Le-tiret-Usages-en-francais : Télécharger
CONCURRENCE AVEC LA PARENTHÈSE
Dans ces usages, on constate très souvent une concurrence avec la parenthèse. Il n’existe pas, à ma connaissance, de règle qui commande l’un ou l’autre signe de ponctuation. Sachez seulement que le tiret permet d’éviter une hiérarchie de sens : avec le tiret, l’information ajoutée est mise au même niveau que le reste de la phrase. À l’opposé, la parenthèse permet de mettre une information comme rappel. Tout dépend de la sensibilité de celui ou celle qui rédige.
EXEMPLES DE PHRASES CONCURRENTES :
La crise sanitaire rappelle que nos sociétés sont tributaires d’une nature en bon état dont elles tirent leurs ressources essentielles (eau, alimentation, santé). [rappel]
OU
La crise sanitaire rappelle que nos sociétés sont tributaires d’une nature en bon état dont elles tirent leurs ressources essentielles – eau, alimentation, santé. [information aussi importante que le reste]
***
La fonction publique française, au sens strict, comprend l’ensemble des agents occupant les emplois civils permanents de l’État, des collectivités territoriales (commune, département ou région) ou de certains établissements publics hospitaliers. [rappel]
OU
La fonction publique française, au sens strict, comprend l’ensemble des agents occupant les emplois civils permanents de l’État, des collectivités territoriales – commune, département ou région – ou de certains établissements publics hospitaliers. [information aussi importante que le reste]

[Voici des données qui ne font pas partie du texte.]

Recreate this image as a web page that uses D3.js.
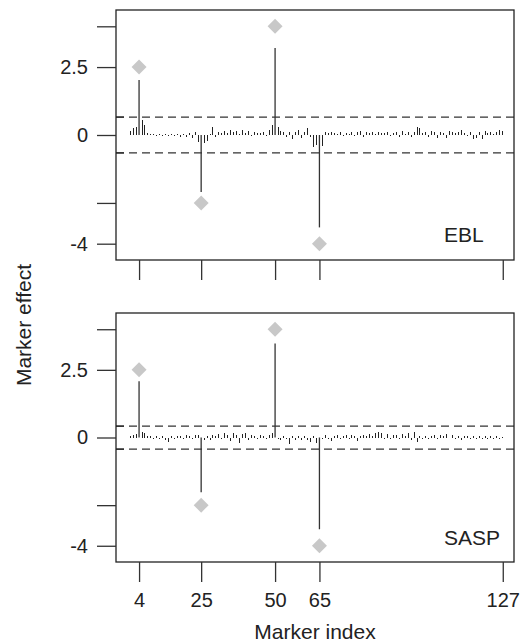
<!DOCTYPE html>
<html>
<head>
<meta charset="utf-8">
<script src="https://cdnjs.cloudflare.com/ajax/libs/d3/7.8.5/d3.min.js"></script>
<style>
  body { margin: 0; background: #fff; }
  text { font-family: "Liberation Sans", Arial, Helvetica, sans-serif; fill: #222; }
</style>
</head>
<body>
<svg id="chart" width="521" height="644"></svg>
<script>
// marker positions 1..127
const markerIndex = d3.range(1, 128);

// estimated marker effects, EBL panel
const eblEffects = [
  0.15, 0.25, 0.3, 2.02, 0.55, 0.35, 0.08, 0.05, 0.04, -0.03,
  0.03, -0.04, 0.02, -0.05, 0.03, -0.04, 0.05, -0.06, 0.04, -0.08,
  0.06, -0.1, 0.12, -0.25, -2.1, -0.3, -0.22, 0.05, 0.3, -0.08,
  0.12, 0.06, 0.15, 0.08, 0.18, 0.1, 0.16, 0.05, 0.2, 0.07,
  0.13, -0.05, 0.1, 0.06, 0.08, 0.12, -0.04, 0.18, 0.35, 3.2,
  0.3, 0.15, 0.1, -0.06, 0.12, -0.15, 0.1, 0.2, -0.1, 0.12,
  0.25, -0.08, -0.45, -0.35, -3.4, -0.4, 0.1, 0.08, 0.12, 0.06,
  0.05, 0.1, -0.04, 0.08, 0.05, 0.12, -0.05, 0.1, 0.15, -0.06,
  0.12, 0.08, 0.1, 0.05, 0.12, 0.08, 0.06, 0.1, -0.05, 0.08,
  0.12, -0.06, 0.15, 0.05, 0.1, -0.08, 0.1, 0.3, 0.25, 0.08,
  0.12, -0.06, 0.15, 0.1, -0.1, 0.12, 0.08, -0.12, 0.15, 0.1,
  0.06, 0.12, 0.2, 0.08, -0.05, 0.1, -0.15, -0.12, 0.1, -0.14,
  0.15, 0.08, 0.1, 0.05, 0.12, 0.18, 0.15
];

// estimated marker effects, SASP panel
const saspEffects = [
  0.05, 0.08, 0.12, 2.08, 0.2, 0.18, 0.05, 0.04, -0.05, 0.06,
  -0.04, 0.05, -0.08, -0.15, 0.04, -0.05, 0.06, 0.05, -0.04, 0.08,
  0.05, -0.06, 0.1, 0.08, -2.02, -0.1, 0.06, -0.08, 0.1, 0.06,
  0.12, -0.05, 0.15, 0.1, -0.12, 0.18, 0.08, -0.2, 0.12, 0.15,
  -0.1, 0.1, 0.06, -0.05, 0.08, 0.05, -0.06, 0.1, 0.15, 3.47,
  -0.05, -0.08, 0.05, -0.06, -0.25, 0.05, -0.08, 0.06, -0.1, 0.05,
  -0.08, -0.15, 0.04, -0.2, -3.39, -0.05, 0.08, -0.06, -0.12, 0.05,
  0.1, -0.04, 0.06, 0.08, -0.05, 0.1, 0.06, -0.12, 0.05, 0.08,
  0.06, 0.12, 0.04, 0.15, 0.2, 0.18, -0.05, 0.12, -0.06, 0.1,
  0.08, -0.05, 0.12, 0.06, 0.15, -0.1, 0.2, -0.15, 0.05, -0.04,
  0.06, -0.05, 0.04, 0.08, -0.04, 0.1, 0.05, 0.12, -0.03, 0.08,
  -0.05, 0.06, -0.08, 0.04, 0.05, -0.04, 0.06, -0.05, 0.04, -0.06,
  0.05, -0.04, 0.06, -0.05, 0.04, -0.05, 0.03
];

// simulated (true) QTL effects
const qtlMarkers = [4, 25, 50, 65];
const qtlTrue = [2.5, -2.5, 4, -4];

const eblThreshold = [0.66, -0.66];
const saspThreshold = [0.42, -0.43];

const yTicks = [4, 2.5, 0, -2.5, -4];
const yTickLabels = ["", "2.5", "0", "", "-4"];
const xTicks = [4, 25, 50, 65, 127];

const svg = d3.select("#chart");
const left = 116, right = 514;

const x = d3.scaleLinear().domain([-3.8, 130.8]).range([left, right]);

function drawPanel(cfg) {
  const g = svg.append("g").attr("class", "panel");
  const y = d3.scaleLinear().domain([-4.6, 4.6]).range([cfg.bottom, cfg.top]);
  const pts = cfg.effects.map((d, i) => ({ m: markerIndex[i], v: d }));

  // small effect stems
  g.append("g")
    .attr("shape-rendering", "crispEdges")
    .selectAll("line")
    .data(pts.filter(d => Math.abs(d.v) < 1))
    .enter().append("line")
      .attr("x1", d => x(d.m))
      .attr("x2", d => x(d.m))
      .attr("y1", y(0))
      .attr("y2", d => y(d.v))
      .attr("stroke", "#222")
      .attr("stroke-width", 1);

  // QTL stems
  g.append("g")
    .selectAll("line")
    .data(pts.filter(d => Math.abs(d.v) >= 1))
    .enter().append("line")
      .attr("x1", d => x(d.m))
      .attr("x2", d => x(d.m))
      .attr("y1", y(0))
      .attr("y2", d => y(d.v))
      .attr("stroke", "#333")
      .attr("stroke-width", 1.3);

  // threshold lines
  g.append("g")
    .selectAll("line")
    .data(cfg.threshold)
    .enter().append("line")
      .attr("x1", left)
      .attr("x2", right)
      .attr("y1", d => y(d))
      .attr("y2", d => y(d))
      .attr("stroke", "#333")
      .attr("stroke-width", 1.2)
      .attr("stroke-dasharray", "8,5");

  // small inner ticks at the thresholds
  g.append("g")
    .selectAll("line")
    .data(cfg.threshold)
    .enter().append("line")
      .attr("x1", left)
      .attr("x2", left + 8)
      .attr("y1", d => y(d))
      .attr("y2", d => y(d))
      .attr("stroke", "#222")
      .attr("stroke-width", 1.2);

  // true effects
  g.append("g")
    .selectAll("path")
    .data(qtlMarkers)
    .enter().append("path")
      .attr("d", d3.symbol(d3.symbolSquare, 112))
      .attr("transform", (d, i) => `translate(${x(d)},${y(qtlTrue[i])}) rotate(45)`)
      .attr("fill", "#c8c8c8");

  // box
  g.append("rect")
    .attr("x", left)
    .attr("y", cfg.top)
    .attr("width", right - left)
    .attr("height", cfg.bottom - cfg.top)
    .attr("fill", "none")
    .attr("stroke", "#222")
    .attr("stroke-width", 1.3);

  const yAxis = g.append("g")
    .attr("transform", `translate(${left},0)`)
    .call(d3.axisLeft(y).tickValues(yTicks).tickFormat((d, i) => yTickLabels[i]).tickSize(19).tickPadding(9));
  yAxis.select(".domain").remove();
  yAxis.selectAll("line").attr("stroke", "#333").attr("stroke-width", 1.3);
  yAxis.selectAll("text").attr("font-size", 20).attr("fill", "#222");

  const xAxis = g.append("g")
    .attr("transform", `translate(0,${cfg.bottom})`)
    .call(d3.axisBottom(x).tickValues(xTicks).tickSize(20).tickPadding(11)
      .tickFormat(cfg.xLabels ? d => d : ""));
  xAxis.select(".domain").remove();
  xAxis.selectAll("line").attr("stroke", "#333").attr("stroke-width", 1.3);
  xAxis.selectAll("text").attr("font-size", 20).attr("fill", "#222");

  g.append("text")
    .attr("x", 444)
    .attr("y", cfg.labelY)
    .attr("font-size", 21)
    .text(cfg.label);
}

drawPanel({ effects: eblEffects, threshold: eblThreshold, top: 10, bottom: 260, label: "EBL", labelY: 242, xLabels: false });
drawPanel({ effects: saspEffects, threshold: saspThreshold, top: 313, bottom: 562, label: "SASP", labelY: 545, xLabels: true });

svg.append("text")
  .attr("x", 315)
  .attr("y", 639)
  .attr("text-anchor", "middle")
  .attr("font-size", 21)
  .text("Marker index");

svg.append("text")
  .attr("transform", "translate(31,325) rotate(-90)")
  .attr("text-anchor", "middle")
  .attr("font-size", 21)
  .text("Marker effect");
</script>
</body>
</html>
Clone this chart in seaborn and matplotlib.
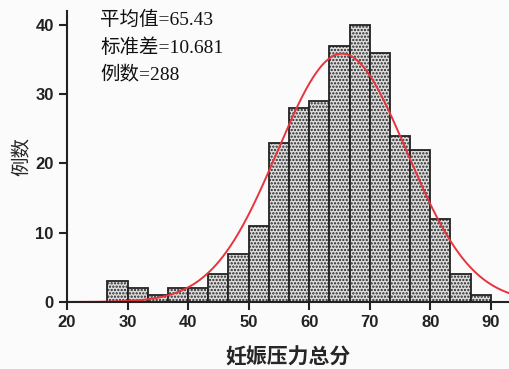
import numpy as np
import pandas as pd
import matplotlib
matplotlib.use("Agg")
import matplotlib.pyplot as plt
import seaborn as sns

# Histogram data (bin width 10/3)
bin_edges = [26.667, 30, 33.333, 36.667, 40, 43.333, 46.667, 50, 53.333, 56.667,
             60, 63.333, 66.667, 70, 73.333, 76.667, 80, 83.333, 86.667, 90]
counts = [3, 2, 1, 2, 2, 4, 7, 11, 23, 28, 29, 37, 40, 36, 24, 22, 12, 4, 1]
mean_val = 65.43
sd_val = 10.681
n_cases = 288
x_ticks = [20, 30, 40, 50, 60, 70, 80, 90]
y_ticks = [0, 10, 20, 30, 40]

sns.set_style("ticks")
plt.rcParams["font.family"] = ["Liberation Sans", "Noto Sans CJK SC", "DejaVu Sans"]
plt.rcParams["hatch.color"] = "#7a7a7a"
plt.rcParams["hatch.linewidth"] = 1.1

centers = [(a + b) / 2 for a, b in zip(bin_edges[:-1], bin_edges[1:])]
df = pd.DataFrame({"score": centers, "n": counts})

fig = plt.figure(figsize=(5.09, 3.69), dpi=100, facecolor="#fbfbfb")
ax = fig.add_axes([0.1316, 0.1816, 0.8684, 0.7884])
ax.set_facecolor("#fbfbfb")

sns.histplot(data=df, x="score", weights="n", bins=bin_edges, ax=ax,
             color="#dedede", edgecolor="#222222", linewidth=1.3, alpha=1)
for p in ax.patches:
    p.set_hatch(".....")

# normal curve scaled to counts
width = bin_edges[1] - bin_edges[0]
xs = np.linspace(20, 93, 400)
ys = n_cases * width / (sd_val * np.sqrt(2 * np.pi)) * np.exp(-0.5 * ((xs - mean_val) / sd_val) ** 2)
ax.plot(xs, ys, color="#e8343c", lw=1.4)

ax.set_xlim(20, 93)
ax.set_ylim(0, 42)
ax.set_xticks(x_ticks)
ax.set_yticks(y_ticks)
ax.tick_params(axis="both", labelsize=12, width=1.5, length=6, color="#222222")
for lab in ax.get_xticklabels() + ax.get_yticklabels():
    lab.set_fontweight("bold")
    lab.set_color("#222222")
sns.despine(ax=ax)
for s in ["left", "bottom"]:
    ax.spines[s].set_linewidth(1.5)
    ax.spines[s].set_color("#222222")

ax.set_ylabel("例数", fontsize=14, family=["Noto Sans CJK SC"], labelpad=2)
ax.set_xlabel("妊娠压力总分", fontsize=15, fontweight="bold", family=["Noto Sans CJK SC"], labelpad=12)

txt_family = ["Liberation Serif", "Noto Sans CJK SC"]
stats = [f"平均值={mean_val:.2f}", f"标准差={sd_val:.3f}", f"例数={n_cases}"]
for i, s in enumerate(stats):
    fig.text(100 / 509, 1 - (20 + 27.5 * i) / 369, s, fontsize=14, family=txt_family,
             va="center", ha="left", color="#111111")

fig.savefig("out.png", dpi=100, facecolor=fig.get_facecolor())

EXEMPLES DE PHRASES OÙ LE CHOIX EST ÉVIDENT
Les recrutements à l’Assemblée nationale, au Sénat, à la Banque de France, dans les organismes sociaux et dans les grandes entreprises publiques (RATP, SNCF, EDF-GDF) relèvent directement de ces organismes.
> le tiret rendrait la lecture plus difficile à cause des sigles et du trait d’union.
***
De manière générale, il s’agira de financer trois types d’opérations de rénovation :
1. actions dites à « gain rapide » présentant un fort retour sur investissement (contrôle, pilotage et régulation des systèmes de chauffage, modernisation des systèmes d’éclairage…)
> dans une énumération, la parenthèse est bien entendu plus lisible.
Il est intéressant enfin de noter que dans la comparaison EN<>FR, on remarque davantage de concurrence entre virgule et tiret. Or, dans l’usage en français, il s’agit plutôt d’une concurrence entre parenthèse et tiret ou — plus rare – entre deux points et tiret.
EN TRADUCTION, DE L’ANGLAIS AU FRANÇAIS
Voici des extraits où il m’est arrivé naturellement d’utiliser le tiret pour les usages suivants : insertion d’une incise ; précision/apposition ; précision/nuance.
Le-tiret-Exemples-en-traduction : Télécharger
EN GUISE DE CONCLUSION
- Oui, le tiret s’utilise en français, et pas seulement dans des textes littéraires ou de presse.
- Un des emplois majeurs est : pour donner de la lisibilité à une phrase où les virgules, points-virgules ou parenthèses sont déjà nombreux.
- Dans les textes administratifs, il permet notamment de : rendre une phrase longue plus claire ; insérer une précision (factuelle ou spécifique).
- De l’anglais au français, il est rare que l’on garde la même structure de phrase (et donc les tirets de la langue source). Ce n’est toutefois pas impossible, par exemple avec la parenthèse explicative ou l’incise de précision.
- Lorsque l’on hésite entre parenthèses et tirets, il faut se poser la question de l’effet voulu : est-ce un simple rappel ou une information plus importante?
- L’usage du tiret est aussi une question de style : certains en utiliseront plus que d’autres. Et grand bien leur fasse tant que cela sert leur intention!